The University of British Columbia’s law school is investigating a racist Zoom-bombing attack after a participant interrupted a hybrid virtual presentation by drawing offensive images and writing out racial slurs in front of both in-class and online attendees, the school confirmed on Wednesday.
The incident occurred last week at UBC’s Peter A. Allard School of Law when professor Raymond A. Atuguba was conducting a hybrid presentation in front of a classroom and participants over Zoom. Atuguba is the dean of the University of Ghana School of Law.
In addition to the classroom audience, there were 150 participants over Zoom. Among students in attendance were members of the UBC Black Law Students Association.
A few minutes into the presentation, one or several Zoom attendees were able to draw lewd images on Atuguba’s power point slides. Faculty staff tried to erase the images before anti-Black slurs were written, the UBC BLSA wrote in a statement on its Instagram page. Staff then shut down the Zoom presentation entirely.
In a school e-mail sent the following day, Ngai Pindell, dean of the Peter A. Allard School of Law, said it was a “horrific experience for the speaker, for the audience, and for our community.”
A UBC spokesperson told CBC News an investigation into the incident is underway.

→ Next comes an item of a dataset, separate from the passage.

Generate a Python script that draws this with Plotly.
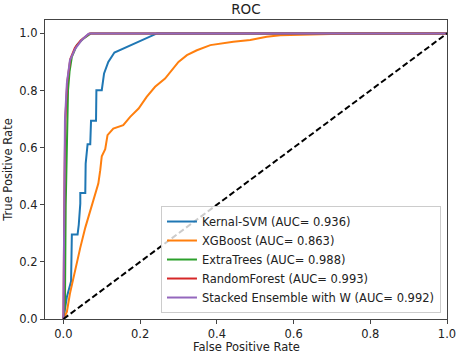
import plotly.graph_objects as go

# Kernal-SVM
svm_fpr = [0, 0.009, 0.020, 0.022, 0.037, 0.040, 0.044, 0.044, 0.057, 0.058, 0.058, 0.063, 0.070, 0.072,
           0.085, 0.086, 0.100, 0.106, 0.117, 0.133, 0.156, 0.191, 0.217, 0.244, 1.0]
svm_tpr = [0, 0.077, 0.132, 0.296, 0.296, 0.330, 0.404, 0.441, 0.441, 0.486, 0.544, 0.612, 0.612, 0.694,
           0.694, 0.801, 0.801, 0.860, 0.900, 0.933, 0.947, 0.970, 0.986, 1.0, 1.0]

# XGBoost
xgb_fpr = [0, 0.009, 0.017, 0.031, 0.044, 0.057, 0.070, 0.083, 0.091, 0.096, 0.100, 0.109, 0.115, 0.130,
           0.156, 0.174, 0.196, 0.217, 0.239, 0.265, 0.287, 0.300, 0.322, 0.348, 0.383, 0.443, 0.487, 0.530,
           0.565, 0.609, 0.696, 0.75, 1.0]
xgb_tpr = [0, 0.025, 0.089, 0.178, 0.250, 0.320, 0.381, 0.439, 0.474, 0.521, 0.570, 0.595, 0.644, 0.667,
           0.679, 0.708, 0.737, 0.778, 0.813, 0.842, 0.877, 0.900, 0.924, 0.941, 0.959, 0.971, 0.977, 0.988,
           0.994, 0.995, 0.998, 1.0, 1.0]

# ExtraTrees
et_fpr = [0, 0.004, 0.006, 0.010, 0.012, 0.016, 0.022, 0.035, 0.052, 0.065, 0.072, 1.0]
et_tpr = [0, 0.05, 0.40, 0.70, 0.80, 0.866, 0.918, 0.959, 0.982, 0.994, 1.0, 1.0]

# RandomForest
rf_fpr = [0, 0.001, 0.003, 0.005, 0.010, 0.018, 0.030, 0.045, 0.060, 0.068, 1.0]
rf_tpr = [0, 0.25, 0.50, 0.70, 0.83, 0.91, 0.95, 0.975, 0.99, 1.0, 1.0]

# Stacked Ensemble with W
st_fpr = [0, 0.001, 0.002, 0.004, 0.009, 0.017, 0.031, 0.048, 0.065, 0.070, 1.0]
st_tpr = [0, 0.20, 0.486, 0.696, 0.825, 0.906, 0.947, 0.977, 0.998, 1.0, 1.0]

names = ["Kernal-SVM (AUC= 0.936)", "XGBoost (AUC= 0.863)", "ExtraTrees (AUC= 0.988)",
         "RandomForest (AUC= 0.993)", "Stacked Ensemble with W (AUC= 0.992)"]
colors = ["#1f77b4", "#ff7f0e", "#2ca02c", "#d62728", "#9467bd"]
series = [(svm_fpr, svm_tpr), (xgb_fpr, xgb_tpr), (et_fpr, et_tpr), (rf_fpr, rf_tpr), (st_fpr, st_tpr)]

diag = [0, 1]
tick_vals = [0, 0.2, 0.4, 0.6, 0.8, 1.0]
tick_text = ["0.0", "0.2", "0.4", "0.6", "0.8", "1.0"]

fig = go.Figure()
for (fx, ty), n, c in zip(series, names, colors):
    fig.add_trace(go.Scatter(x=fx, y=ty, mode="lines", name=n, line=dict(color=c, width=2)))
fig.add_trace(go.Scatter(x=diag, y=diag, mode="lines", showlegend=False,
                         line=dict(color="black", width=2, dash="6px,3px")))

font = "DejaVu Sans, sans-serif"
axis_common = dict(showgrid=False, zeroline=False, showline=True, linecolor="#444", linewidth=1.2,
                   mirror=True, ticks="outside", ticklen=4, tickcolor="#444", automargin=False,
                   tickvals=tick_vals, ticktext=tick_text,
                   tickfont=dict(family=font, size=11.5, color="#222"))
fig.update_layout(
    width=457, height=353,
    margin=dict(l=45, r=10, t=20, b=34),
    paper_bgcolor="white", plot_bgcolor="white",
    title=dict(text="ROC", x=0.538, xanchor="center", yref="container", y=0.974, yanchor="middle",
               font=dict(family=font, size=13.5, color="#222")),
    xaxis=dict(range=[-0.048, 1.0], **axis_common),
    yaxis=dict(range=[0, 1.047],
               title=dict(text="True Positive Rate", font=dict(family=font, size=11.5, color="#222"), standoff=4),
               **axis_common),
    legend=dict(x=0.985, xanchor="right", y=0.02, yanchor="bottom",
                bgcolor="rgba(255,255,255,0.8)", bordercolor="#ccc", borderwidth=1,
                font=dict(family=font, size=11.5, color="#222"), tracegroupgap=0,
                itemwidth=30),
    showlegend=True,
    annotations=[dict(text="False Positive Rate", xref="paper", yref="paper", x=0.5, y=0,
                      xanchor="center", yanchor="middle", yshift=-28, showarrow=False,
                      font=dict(family=font, size=11.5, color="#222"))],
)

fig.write_html("out.html", config={"displayModeBar": False},
               post_script="document.body.style.margin='0';document.body.style.padding='0';")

It suspects the Zoom link and password were shared publicly on social media prior to the event and without the school’s knowledge.
“The incident is a sad reminder of the racial animus that persists in our world, and it is more important than ever that the law school provide spaces to convene in safety and collaboration,” wrote Pindell.
The school says it’s working with its IT department to determine exactly what happened, and will be reviewing its Zoom practices.
The UBC BLSA said it was saddened and frustrated, but not surprised by the attack. It’s calling for a transparent and public investigation.
“We hope the community at Allard takes this moment to reflect on the impact moments such as this have on their Black peers and the degree to which the contributions, merit, and very presence of Black people in law continue to be questioned,” it wrote.
A report led by a UBC anti-racism task force found the university is a “locus of individual, institutional and systemic racism, in dire need of sustained and comprehensive anti-racism measures.”
It put forward 54 recommendations to address systemic racism within the university. The university has promised to take action.